Return every record below exactly as written, omitting any pictures.

(Source code of charts)
______

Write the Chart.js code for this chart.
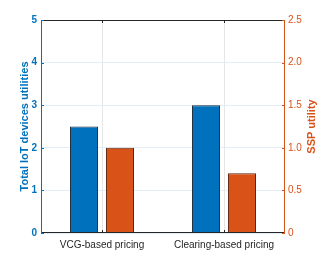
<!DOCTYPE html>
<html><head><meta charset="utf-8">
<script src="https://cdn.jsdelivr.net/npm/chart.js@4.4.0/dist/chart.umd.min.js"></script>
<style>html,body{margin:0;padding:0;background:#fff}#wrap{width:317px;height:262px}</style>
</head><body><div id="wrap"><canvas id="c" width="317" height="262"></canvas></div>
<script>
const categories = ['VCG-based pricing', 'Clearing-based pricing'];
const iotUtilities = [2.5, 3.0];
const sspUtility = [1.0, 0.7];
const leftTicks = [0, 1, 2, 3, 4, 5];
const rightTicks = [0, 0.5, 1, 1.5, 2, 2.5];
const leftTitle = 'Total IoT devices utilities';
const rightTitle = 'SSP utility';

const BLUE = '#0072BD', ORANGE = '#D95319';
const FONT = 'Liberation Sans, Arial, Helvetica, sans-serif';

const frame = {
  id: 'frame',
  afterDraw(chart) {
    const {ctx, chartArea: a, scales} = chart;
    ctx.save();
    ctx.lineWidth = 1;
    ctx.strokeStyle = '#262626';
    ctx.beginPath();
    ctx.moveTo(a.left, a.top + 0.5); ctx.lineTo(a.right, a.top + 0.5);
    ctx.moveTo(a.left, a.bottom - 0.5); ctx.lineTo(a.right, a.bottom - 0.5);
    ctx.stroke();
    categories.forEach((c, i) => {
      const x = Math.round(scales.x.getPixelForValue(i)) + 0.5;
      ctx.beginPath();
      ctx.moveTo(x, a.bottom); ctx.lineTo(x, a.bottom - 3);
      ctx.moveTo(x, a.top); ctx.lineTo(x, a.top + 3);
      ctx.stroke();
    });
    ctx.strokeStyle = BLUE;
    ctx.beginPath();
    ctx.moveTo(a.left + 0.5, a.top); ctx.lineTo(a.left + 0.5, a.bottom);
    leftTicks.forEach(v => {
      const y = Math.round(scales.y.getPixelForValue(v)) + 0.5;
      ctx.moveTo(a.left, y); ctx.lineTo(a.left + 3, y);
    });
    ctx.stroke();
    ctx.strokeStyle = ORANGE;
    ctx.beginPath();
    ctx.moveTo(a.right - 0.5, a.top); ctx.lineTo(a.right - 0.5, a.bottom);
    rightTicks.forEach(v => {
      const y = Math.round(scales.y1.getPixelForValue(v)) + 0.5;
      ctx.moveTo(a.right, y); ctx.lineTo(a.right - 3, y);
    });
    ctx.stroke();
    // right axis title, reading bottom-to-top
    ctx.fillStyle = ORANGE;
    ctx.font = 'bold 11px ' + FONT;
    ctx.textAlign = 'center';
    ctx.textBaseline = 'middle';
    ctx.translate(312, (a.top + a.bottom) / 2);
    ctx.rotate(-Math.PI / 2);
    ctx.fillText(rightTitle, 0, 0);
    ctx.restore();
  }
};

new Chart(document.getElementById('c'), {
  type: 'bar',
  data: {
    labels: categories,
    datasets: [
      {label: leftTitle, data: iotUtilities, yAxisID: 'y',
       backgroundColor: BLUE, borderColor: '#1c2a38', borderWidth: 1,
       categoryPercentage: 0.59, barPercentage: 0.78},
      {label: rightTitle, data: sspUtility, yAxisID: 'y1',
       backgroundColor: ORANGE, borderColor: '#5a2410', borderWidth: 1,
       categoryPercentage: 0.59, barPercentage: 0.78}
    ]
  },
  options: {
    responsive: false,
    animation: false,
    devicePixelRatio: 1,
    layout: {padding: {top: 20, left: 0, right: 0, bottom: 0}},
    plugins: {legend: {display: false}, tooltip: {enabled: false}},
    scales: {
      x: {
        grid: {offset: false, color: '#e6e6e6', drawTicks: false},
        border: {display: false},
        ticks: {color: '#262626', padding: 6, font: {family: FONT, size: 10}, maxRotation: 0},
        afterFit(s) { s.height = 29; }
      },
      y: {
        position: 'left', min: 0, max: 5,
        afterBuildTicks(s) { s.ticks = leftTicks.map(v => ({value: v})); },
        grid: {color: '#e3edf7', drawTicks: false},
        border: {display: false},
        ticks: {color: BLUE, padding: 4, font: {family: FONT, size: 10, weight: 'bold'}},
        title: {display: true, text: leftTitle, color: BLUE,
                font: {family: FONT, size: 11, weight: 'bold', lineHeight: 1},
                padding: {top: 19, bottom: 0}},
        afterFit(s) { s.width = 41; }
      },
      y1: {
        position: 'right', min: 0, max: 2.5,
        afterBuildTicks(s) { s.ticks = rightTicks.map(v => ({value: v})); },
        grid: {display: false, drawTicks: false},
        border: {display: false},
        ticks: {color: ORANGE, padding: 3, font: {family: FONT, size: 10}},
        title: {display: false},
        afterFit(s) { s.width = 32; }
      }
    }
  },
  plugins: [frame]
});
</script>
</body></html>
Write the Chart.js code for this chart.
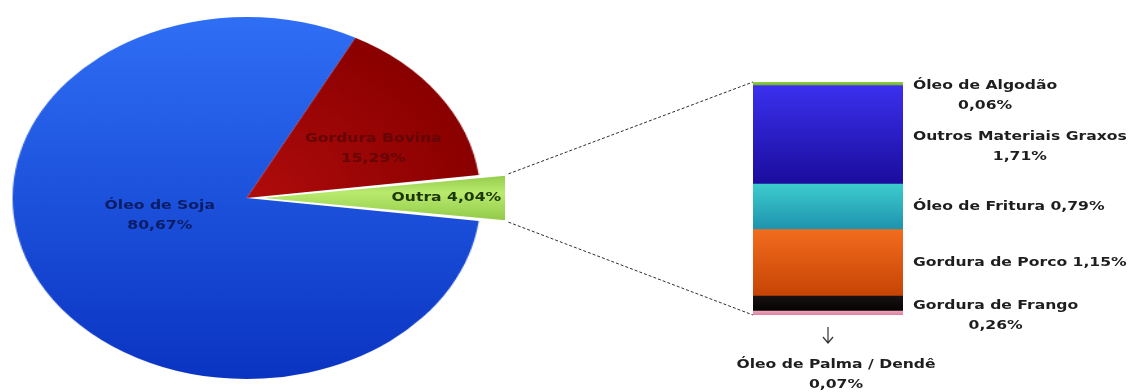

______

= WRITTEN ANSWER =
Write the Chart.js code for this chart.
<!DOCTYPE html>
<html><head><meta charset="utf-8">
<script src="https://cdn.jsdelivr.net/npm/chart.js@4.4.0/dist/chart.umd.min.js"></script>
<style>html,body{margin:0;padding:0;background:#fff}#wrap{width:317px;height:262px}</style>
</head><body><div id="wrap"><canvas id="c" width="317" height="262"></canvas></div>
<script>
const categories = ['VCG-based pricing', 'Clearing-based pricing'];
const iotUtilities = [2.5, 3.0];
const sspUtility = [1.0, 0.7];
const leftTicks = [0, 1, 2, 3, 4, 5];
const rightTicks = [0, 0.5, 1, 1.5, 2, 2.5];
const leftTitle = 'Total IoT devices utilities';
const rightTitle = 'SSP utility';

const BLUE = '#0072BD', ORANGE = '#D95319';
const FONT = 'Liberation Sans, Arial, Helvetica, sans-serif';

const frame = {
  id: 'frame',
  afterDraw(chart) {
    const {ctx, chartArea: a, scales} = chart;
    ctx.save();
    ctx.lineWidth = 1;
    ctx.strokeStyle = '#262626';
    ctx.beginPath();
    ctx.moveTo(a.left, a.top + 0.5); ctx.lineTo(a.right, a.top + 0.5);
    ctx.moveTo(a.left, a.bottom - 0.5); ctx.lineTo(a.right, a.bottom - 0.5);
    ctx.stroke();
    categories.forEach((c, i) => {
      const x = Math.round(scales.x.getPixelForValue(i)) + 0.5;
      ctx.beginPath();
      ctx.moveTo(x, a.bottom); ctx.lineTo(x, a.bottom - 3);
      ctx.moveTo(x, a.top); ctx.lineTo(x, a.top + 3);
      ctx.stroke();
    });
    ctx.strokeStyle = BLUE;
    ctx.beginPath();
    ctx.moveTo(a.left + 0.5, a.top); ctx.lineTo(a.left + 0.5, a.bottom);
    leftTicks.forEach(v => {
      const y = Math.round(scales.y.getPixelForValue(v)) + 0.5;
      ctx.moveTo(a.left, y); ctx.lineTo(a.left + 3, y);
    });
    ctx.stroke();
    ctx.strokeStyle = ORANGE;
    ctx.beginPath();
    ctx.moveTo(a.right - 0.5, a.top); ctx.lineTo(a.right - 0.5, a.bottom);
    rightTicks.forEach(v => {
      const y = Math.round(scales.y1.getPixelForValue(v)) + 0.5;
      ctx.moveTo(a.right, y); ctx.lineTo(a.right - 3, y);
    });
    ctx.stroke();
    // right axis title, reading bottom-to-top
    ctx.fillStyle = ORANGE;
    ctx.font = 'bold 11px ' + FONT;
    ctx.textAlign = 'center';
    ctx.textBaseline = 'middle';
    ctx.translate(312, (a.top + a.bottom) / 2);
    ctx.rotate(-Math.PI / 2);
    ctx.fillText(rightTitle, 0, 0);
    ctx.restore();
  }
};

new Chart(document.getElementById('c'), {
  type: 'bar',
  data: {
    labels: categories,
    datasets: [
      {label: leftTitle, data: iotUtilities, yAxisID: 'y',
       backgroundColor: BLUE, borderColor: '#1c2a38', borderWidth: 1,
       categoryPercentage: 0.59, barPercentage: 0.78},
      {label: rightTitle, data: sspUtility, yAxisID: 'y1',
       backgroundColor: ORANGE, borderColor: '#5a2410', borderWidth: 1,
       categoryPercentage: 0.59, barPercentage: 0.78}
    ]
  },
  options: {
    responsive: false,
    animation: false,
    devicePixelRatio: 1,
    layout: {padding: {top: 20, left: 0, right: 0, bottom: 0}},
    plugins: {legend: {display: false}, tooltip: {enabled: false}},
    scales: {
      x: {
        grid: {offset: false, color: '#e6e6e6', drawTicks: false},
        border: {display: false},
        ticks: {color: '#262626', padding: 6, font: {family: FONT, size: 10}, maxRotation: 0},
        afterFit(s) { s.height = 29; }
      },
      y: {
        position: 'left', min: 0, max: 5,
        afterBuildTicks(s) { s.ticks = leftTicks.map(v => ({value: v})); },
        grid: {color: '#e3edf7', drawTicks: false},
        border: {display: false},
        ticks: {color: BLUE, padding: 4, font: {family: FONT, size: 10, weight: 'bold'}},
        title: {display: true, text: leftTitle, color: BLUE,
                font: {family: FONT, size: 11, weight: 'bold', lineHeight: 1},
                padding: {top: 19, bottom: 0}},
        afterFit(s) { s.width = 41; }
      },
      y1: {
        position: 'right', min: 0, max: 2.5,
        afterBuildTicks(s) { s.ticks = rightTicks.map(v => ({value: v})); },
        grid: {display: false, drawTicks: false},
        border: {display: false},
        ticks: {color: ORANGE, padding: 3, font: {family: FONT, size: 10}},
        title: {display: false},
        afterFit(s) { s.width = 32; }
      }
    }
  },
  plugins: [frame]
});
</script>
</body></html>
Write the Chart.js code for this chart.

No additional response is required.